Mais ce bel élan n’était que le prélude à la « politique du chiffre », à l’irruption d’un management simpliste dans la police, à une utilisation systématique de la statistique pour juger de l’efficacité des services de police et à un système de primes avantageuses réservées aux chefs de service en cas de bons résultats. Cela a dressé les différents corps les uns contre les autres, gardiens de la paix, officiers et commissaires. La création désordonnée d’unités spécialisées a ajouté à la pagaille.

Initialement favorisée par l’amélioration des moyens, autant que par l’énergie de M. Sarkozy, cette politique n’a résisté ni à la révision générale des politiques publiques, ni au passage de relais à deux ministres de l’intérieur successifs moins charismatiques que lui.
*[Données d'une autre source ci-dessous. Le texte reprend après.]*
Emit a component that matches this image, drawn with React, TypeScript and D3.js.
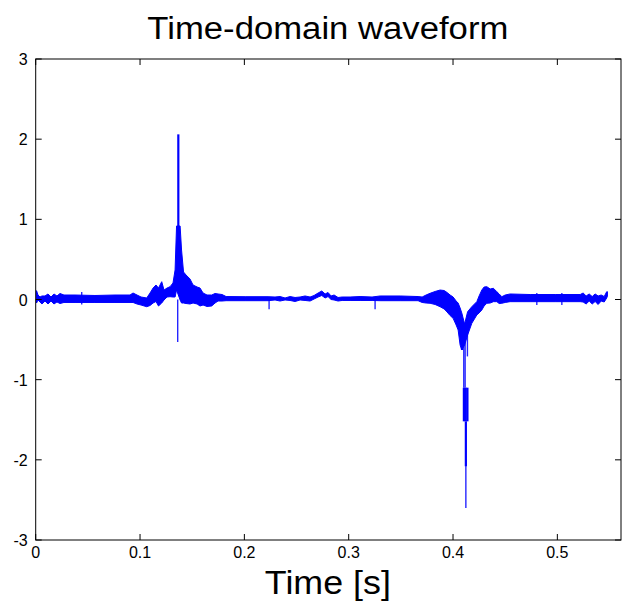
import React from "react";
import * as d3 from "d3";

// Envelope of the waveform (time in seconds, upper / lower amplitude)
const envTime = [
  0.0008, 0.0022, 0.0041, 0.006, 0.0089, 0.0118, 0.0147, 0.0175, 0.0204, 0.0233,
  0.0271, 0.0377, 0.0568, 0.076, 0.0904, 0.0933, 0.0971, 0.101, 0.1064, 0.1096,
  0.1125, 0.1153, 0.1177, 0.1208, 0.123, 0.1259, 0.1288, 0.1316, 0.1336, 0.135,
  0.1384, 0.1398, 0.1417, 0.1441, 0.1479, 0.1508, 0.1547, 0.1575, 0.1604, 0.1642,
  0.1687, 0.1719, 0.1748, 0.1786, 0.1825, 0.2007, 0.2227, 0.2294, 0.2342, 0.239,
  0.2438, 0.2486, 0.2534, 0.2582, 0.263, 0.2668, 0.2707, 0.2742, 0.2774, 0.2802,
  0.2831, 0.286, 0.2898, 0.2937, 0.3013, 0.3109, 0.3224, 0.3301, 0.3493, 0.3665,
  0.3704, 0.3742, 0.378, 0.3828, 0.3876, 0.3915, 0.3943, 0.3972, 0.4001, 0.403,
  0.4049, 0.4068, 0.4084, 0.4111, 0.414, 0.418, 0.4228, 0.425, 0.4276, 0.4298,
  0.4324, 0.4356, 0.4387, 0.442, 0.4442, 0.4468, 0.45, 0.4547, 0.4739, 0.4979,
  0.5219, 0.5247, 0.5276, 0.5305, 0.5334, 0.5362, 0.5391, 0.542, 0.5449, 0.5473,
  0.548,
];
const envUpper = [
  0.11, 0.056, 0.031, 0.044, 0.044, 0.069, 0.031, 0.069, 0.044, 0.075,
  0.056, 0.056, 0.05, 0.056, 0.056, 0.081, 0.056, 0.031, 0.019, 0.081,
  0.143, 0.181, 0.143, 0.222, 0.118, 0.143, 0.16, 0.206, 0.368, 0.917,
  0.917, 0.617, 0.343, 0.306, 0.256, 0.181, 0.156, 0.143, 0.081, 0.056,
  0.056, 0.075, 0.069, 0.062, 0.037, 0.035, 0.035, 0.031, 0.037, 0.019,
  0.037, 0.025, 0.031, 0.044, 0.031, 0.05, 0.081, 0.106, 0.069, 0.087,
  0.044, 0.056, 0.025, 0.031, 0.031, 0.037, 0.031, 0.044, 0.044, 0.037,
  0.031, 0.056, 0.077, 0.1, 0.118, 0.112, 0.087, 0.056, 0.031, -0.019,
  -0.044, -0.106, -0.168, -0.306, -0.152, -0.09, -0.027, 0.044, 0.118, 0.156,
  0.16, 0.131, 0.14, 0.097, 0.069, 0.035, 0.056, 0.069, 0.062, 0.062,
  0.062, 0.081, 0.044, 0.069, 0.037, 0.069, 0.044, 0.056, 0.037, 0.097,
  0.097,
];
const envLower = [
  -0.044, -0.006, -0.031, -0.056, -0.019, -0.056, -0.019, -0.056, -0.031, -0.05,
  -0.037, -0.037, -0.037, -0.037, -0.037, -0.037, -0.056, -0.069, -0.09, -0.075,
  -0.044, -0.025, -0.081, -0.044, -0.006, 0.031, 0.035, 0.031, 0.031, 0.118,
  -0.006, -0.044, -0.044, -0.05, -0.056, -0.044, -0.056, -0.081, -0.069, -0.087,
  -0.081, -0.044, -0.019, -0.019, -0.015, -0.015, -0.015, -0.006, -0.019, -0.006,
  -0.012, -0.025, -0.006, -0.012, -0.019, 0.006, 0.031, 0.05, 0.019, 0.037,
  0.0, -0.006, -0.019, -0.012, -0.012, -0.012, -0.012, -0.015, -0.015, -0.015,
  -0.037, -0.044, -0.047, -0.062, -0.09, -0.118, -0.156, -0.2, -0.235, -0.318,
  -0.38, -0.568, -0.63, -0.568, -0.443, -0.297, -0.193, -0.168, -0.131, -0.081,
  -0.047, -0.044, -0.027, -0.027, -0.05, -0.047, -0.037, -0.027, -0.027, -0.027,
  -0.027, -0.031, -0.056, -0.019, -0.056, -0.025, -0.062, -0.019, -0.031, 0.019,
  0.044,
];

// Narrow spikes (time, top, bottom)
const thickSpikeTime = [0.1367, 0.4086, 0.4104, 0.4122, 0.4138, 0.4123];
const thickSpikeTop = [2.06, -0.3, -1.1, -1.1, -1.1, -1.52];
const thickSpikeBottom = [0.8, -0.63, -1.52, -1.52, -1.52, -2.08];

const thinSpikeTime = [0.0441, 0.1361, 0.2237, 0.3253, 0.4103, 0.4116, 0.4138, 0.4123, 0.4803, 0.5043];
const thinSpikeTop = [0.094, 0.0, 0.0, 0.0, -0.3, -0.3, -0.3, -2.0, 0.08, 0.08];
const thinSpikeBottom = [-0.062, -0.53, -0.122, -0.122, -1.1, -1.1, -0.71, -2.6, -0.07, -0.07];

const xTicks = [0, 0.1, 0.2, 0.3, 0.4, 0.5];
const xTickLabels = ["0", "0.1", "0.2", "0.3", "0.4", "0.5"];
const yTicks = [-3, -2, -1, 0, 1, 2, 3];
const yTickLabels = ["-3", "-2", "-1", "0", "1", "2", "3"];

const titleText = "Time-domain waveform";
const xLabelText = "Time [s]";

const W = 626;
const H = 611;
const M = { left: 35.7, right: 621, top: 59, bottom: 540 };
const FONT = "'Liberation Sans', Arial, Helvetica, sans-serif";
const BLUE = "#0000ff";

export default function App() {
  const x = d3.scaleLinear().domain([0, 0.561]).range([M.left, M.right]);
  const y = d3.scaleLinear().domain([-3, 3]).range([M.bottom, M.top]);

  const idx = envTime.map((_, i) => i);
  const area = d3
    .area<number>()
    .x((i) => x(envTime[i]))
    .y0((i) => y(envLower[i]))
    .y1((i) => y(envUpper[i]))
    .curve(d3.curveLinear)(idx) as string;

  const tick = 6;

  return (
    <svg
      width={W}
      height={H}
      style={{ position: "absolute", left: 0, top: 0, background: "#fff" }}
    >
      <rect x={0} y={0} width={W} height={H} fill="#fff" />
      {/* waveform */}
      <path d={area} fill={BLUE} stroke={BLUE} strokeWidth={1} strokeLinejoin="round" />
      {thickSpikeTime.map((t, i) => (
        <line
          key={"tk" + i}
          x1={x(t)}
          x2={x(t)}
          y1={y(thickSpikeTop[i])}
          y2={y(thickSpikeBottom[i])}
          stroke={BLUE}
          strokeWidth={2.2}
        />
      ))}
      {thinSpikeTime.map((t, i) => (
        <line
          key={"tn" + i}
          x1={x(t)}
          x2={x(t)}
          y1={y(thinSpikeTop[i])}
          y2={y(thinSpikeBottom[i])}
          stroke={BLUE}
          strokeOpacity={0.85}
          strokeWidth={1.4}
        />
      ))}

      {/* box */}
      <rect
        x={M.left}
        y={M.top}
        width={M.right - M.left}
        height={M.bottom - M.top}
        fill="none"
        stroke="#000"
        strokeWidth={1}
      />
      {/* x ticks */}
      {xTicks.map((t, i) => (
        <g key={"xt" + i}>
          <line x1={x(t)} x2={x(t)} y1={M.bottom} y2={M.bottom - tick} stroke="#000" />
          <line x1={x(t)} x2={x(t)} y1={M.top} y2={M.top + tick} stroke="#000" />
          <text
            x={x(t)}
            y={M.bottom + 18}
            textAnchor="middle"
            fontFamily={FONT}
            fontSize={16}
            fill="#000"
          >
            {xTickLabels[i]}
          </text>
        </g>
      ))}
      {/* y ticks */}
      {yTicks.map((v, i) => (
        <g key={"yt" + i}>
          <line x1={M.left} x2={M.left + tick} y1={y(v)} y2={y(v)} stroke="#000" />
          <line x1={M.right} x2={M.right - tick} y1={y(v)} y2={y(v)} stroke="#000" />
          <text
            x={M.left - 8}
            y={y(v) + 6}
            textAnchor="end"
            fontFamily={FONT}
            fontSize={16}
            fill="#000"
          >
            {yTickLabels[i]}
          </text>
        </g>
      ))}

      {/* title */}
      <text
        x={(M.left + M.right) / 2 - 0.5}
        y={39}
        textAnchor="middle"
        fontFamily={FONT}
        fontSize={31}
        textLength={361}
        lengthAdjust="spacingAndGlyphs"
        fill="#000"
      >
        {titleText}
      </text>
      {/* x label */}
      <text
        x={(M.left + M.right) / 2 - 0.5}
        y={594}
        textAnchor="middle"
        fontFamily={FONT}
        fontSize={33}
        textLength={126}
        lengthAdjust="spacingAndGlyphs"
        fill="#000"
      >
        {xLabelText}
      </text>
    </svg>
  );
}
Ce que M. Sarkozy ministre de l’intérieur avait accordé aux policiers, M. Sarkozy président le leur a retiré. Alors que la pression sur les résultats est toujours aussi forte, les effectifs sont passés en dessous de leur étiage de 2001. Après avoir supprimé les adjoints de sécurité (héritiers des emplois-jeunes) pour les remplacer par des titulaires après 2002, le mouvement inverse est à l’oeuvre : les postes supprimés sont compensés par des précaires. La réduction des effectifs ne s’est accompagnée d’aucune rationalisation des structures. Alors on rogne par-ci par-là. Telle unité antiémeute est dévitalisée sans être supprimée, les brigades anticriminalité des petits commissariats ne tournent plus qu’avec deux fonctionnaires, au risque de les mettre en danger.

Le futur ministre de l’intérieur va donc devoir apaiser ce ras-le-bol à la fois profond et diffus.

Sa difficulté sera d’autant plus grande que les syndicats de policiers, empêtrés dans une forme de cogestion, ont du mal à canaliser ce malaise.

Sa chance est que, dans les commissariats, plus personne n’attend aujourd’hui de miracle.